For instance, revenues generated from BT were down 1.4 per cent, while revenues from other clients grew by 6.8 per cent in the same period. Going ahead, the management says there is higher certainty regarding business volumes from BT, as the company gave some upfront discount for minimum volume commitment. Second, as Europe is still facing pressure, the company intends to improve its base in emerging markets to boost growth rates.
On the operational level, Tech Mahindra was able to arrest the decline in margins seen in the past two quarters. Its margins were up about 40 basis points to 25.6 per cent during the September quarter. Even as it effected wage hikes of 2-6 per cent, in line with recent industry trends and helping keep attrition levels in check, it was able to churn out more from its workforce, given that utilisations were up 400 basis points to 75 per cent. Lower selling expenses also helped.

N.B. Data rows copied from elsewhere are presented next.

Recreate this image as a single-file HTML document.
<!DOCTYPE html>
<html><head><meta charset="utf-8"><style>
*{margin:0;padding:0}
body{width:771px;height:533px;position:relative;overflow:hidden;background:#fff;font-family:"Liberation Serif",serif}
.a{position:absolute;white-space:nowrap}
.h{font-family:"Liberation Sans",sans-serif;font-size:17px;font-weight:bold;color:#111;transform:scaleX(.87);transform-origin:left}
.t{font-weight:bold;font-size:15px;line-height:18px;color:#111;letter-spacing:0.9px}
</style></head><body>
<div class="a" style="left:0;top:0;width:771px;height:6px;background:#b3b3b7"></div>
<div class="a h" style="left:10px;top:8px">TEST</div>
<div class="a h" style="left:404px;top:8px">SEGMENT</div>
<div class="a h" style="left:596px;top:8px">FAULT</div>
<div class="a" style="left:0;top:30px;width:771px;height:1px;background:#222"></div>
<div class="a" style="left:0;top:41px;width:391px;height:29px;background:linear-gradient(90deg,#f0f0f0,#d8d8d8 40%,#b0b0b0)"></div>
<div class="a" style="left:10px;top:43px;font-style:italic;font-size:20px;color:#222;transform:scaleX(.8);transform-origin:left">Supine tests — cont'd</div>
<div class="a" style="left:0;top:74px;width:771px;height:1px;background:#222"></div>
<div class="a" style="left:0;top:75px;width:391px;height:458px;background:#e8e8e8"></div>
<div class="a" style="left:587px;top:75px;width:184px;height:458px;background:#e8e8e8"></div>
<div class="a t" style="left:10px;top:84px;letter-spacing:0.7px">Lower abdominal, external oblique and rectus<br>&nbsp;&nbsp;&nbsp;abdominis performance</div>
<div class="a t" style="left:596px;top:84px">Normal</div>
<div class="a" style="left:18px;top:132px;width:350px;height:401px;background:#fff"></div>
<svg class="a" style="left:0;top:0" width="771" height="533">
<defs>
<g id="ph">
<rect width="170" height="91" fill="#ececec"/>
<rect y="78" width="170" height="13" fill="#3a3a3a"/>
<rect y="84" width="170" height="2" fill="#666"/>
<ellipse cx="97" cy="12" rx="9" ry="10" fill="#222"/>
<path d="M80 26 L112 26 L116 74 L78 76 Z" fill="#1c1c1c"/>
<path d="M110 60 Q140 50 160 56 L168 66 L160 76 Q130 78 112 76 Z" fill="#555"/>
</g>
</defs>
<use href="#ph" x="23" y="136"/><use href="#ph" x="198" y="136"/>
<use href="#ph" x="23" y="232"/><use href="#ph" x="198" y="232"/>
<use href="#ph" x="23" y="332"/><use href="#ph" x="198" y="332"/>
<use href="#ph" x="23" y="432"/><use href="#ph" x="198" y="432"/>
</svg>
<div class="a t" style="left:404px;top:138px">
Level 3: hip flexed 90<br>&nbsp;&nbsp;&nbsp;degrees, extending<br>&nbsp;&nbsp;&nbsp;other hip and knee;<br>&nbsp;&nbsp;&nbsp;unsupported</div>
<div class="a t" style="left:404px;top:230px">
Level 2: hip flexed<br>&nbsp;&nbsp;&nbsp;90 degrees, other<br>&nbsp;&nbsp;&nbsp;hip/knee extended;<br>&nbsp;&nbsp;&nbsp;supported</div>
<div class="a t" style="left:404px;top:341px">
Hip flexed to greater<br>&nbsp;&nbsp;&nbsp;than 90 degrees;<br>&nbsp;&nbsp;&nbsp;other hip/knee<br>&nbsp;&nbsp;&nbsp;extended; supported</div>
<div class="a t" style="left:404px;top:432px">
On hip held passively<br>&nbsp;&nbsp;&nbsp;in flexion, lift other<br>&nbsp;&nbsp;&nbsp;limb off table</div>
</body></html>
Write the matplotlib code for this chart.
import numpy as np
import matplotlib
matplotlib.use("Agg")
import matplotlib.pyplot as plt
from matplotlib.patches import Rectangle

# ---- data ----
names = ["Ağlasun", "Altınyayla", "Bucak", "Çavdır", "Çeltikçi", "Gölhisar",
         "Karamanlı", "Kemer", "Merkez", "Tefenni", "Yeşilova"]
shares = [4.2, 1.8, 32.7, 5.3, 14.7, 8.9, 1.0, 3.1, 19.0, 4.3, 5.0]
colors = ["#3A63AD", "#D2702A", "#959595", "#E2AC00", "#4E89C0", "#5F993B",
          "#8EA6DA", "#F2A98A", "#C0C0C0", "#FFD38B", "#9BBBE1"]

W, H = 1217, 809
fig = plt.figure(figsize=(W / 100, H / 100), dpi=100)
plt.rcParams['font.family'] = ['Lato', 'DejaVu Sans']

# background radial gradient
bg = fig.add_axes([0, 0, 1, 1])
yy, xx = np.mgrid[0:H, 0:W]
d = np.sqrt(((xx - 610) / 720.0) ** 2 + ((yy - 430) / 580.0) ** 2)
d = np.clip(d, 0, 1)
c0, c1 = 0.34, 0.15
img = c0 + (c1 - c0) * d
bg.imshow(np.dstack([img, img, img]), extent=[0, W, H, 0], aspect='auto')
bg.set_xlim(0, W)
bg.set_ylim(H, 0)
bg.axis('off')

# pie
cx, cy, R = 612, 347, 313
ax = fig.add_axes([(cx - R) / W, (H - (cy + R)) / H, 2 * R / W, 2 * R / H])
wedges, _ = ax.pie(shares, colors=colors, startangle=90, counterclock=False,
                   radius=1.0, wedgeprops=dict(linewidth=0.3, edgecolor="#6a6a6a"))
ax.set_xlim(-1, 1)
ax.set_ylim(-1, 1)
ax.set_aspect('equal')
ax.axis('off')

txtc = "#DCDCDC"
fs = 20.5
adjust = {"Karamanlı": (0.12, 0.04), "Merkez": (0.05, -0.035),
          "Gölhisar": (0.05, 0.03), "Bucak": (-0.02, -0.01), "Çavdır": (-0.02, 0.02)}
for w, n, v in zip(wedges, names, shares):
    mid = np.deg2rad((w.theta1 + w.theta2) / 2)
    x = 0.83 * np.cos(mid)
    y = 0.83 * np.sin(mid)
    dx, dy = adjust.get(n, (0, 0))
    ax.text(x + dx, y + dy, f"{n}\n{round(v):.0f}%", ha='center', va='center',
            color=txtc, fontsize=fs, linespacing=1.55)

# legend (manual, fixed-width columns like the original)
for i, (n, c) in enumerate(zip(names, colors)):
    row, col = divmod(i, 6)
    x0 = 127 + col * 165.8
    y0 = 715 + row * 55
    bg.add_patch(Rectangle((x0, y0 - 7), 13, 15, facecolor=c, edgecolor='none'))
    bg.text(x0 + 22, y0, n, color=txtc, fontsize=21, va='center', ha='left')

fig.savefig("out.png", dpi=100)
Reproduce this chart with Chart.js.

Thereafter, favourable currency trends boosted other income. The company posted forex gains of $5 million as against a loss of $11 million in the June 2009 quarter. Some of these gains were offset by higher interest costs, which the company incurred for its Satyam Computer acquisition. Net profits, thus, were up 28 per cent sequentially. But, since it has refinanced Rs 1,150 crore out of Rs 2,179 crore debt, expect interest cost to decline going ahead. At Rs 941, the stock is trading at 13.5 times its 2010-11 earnings.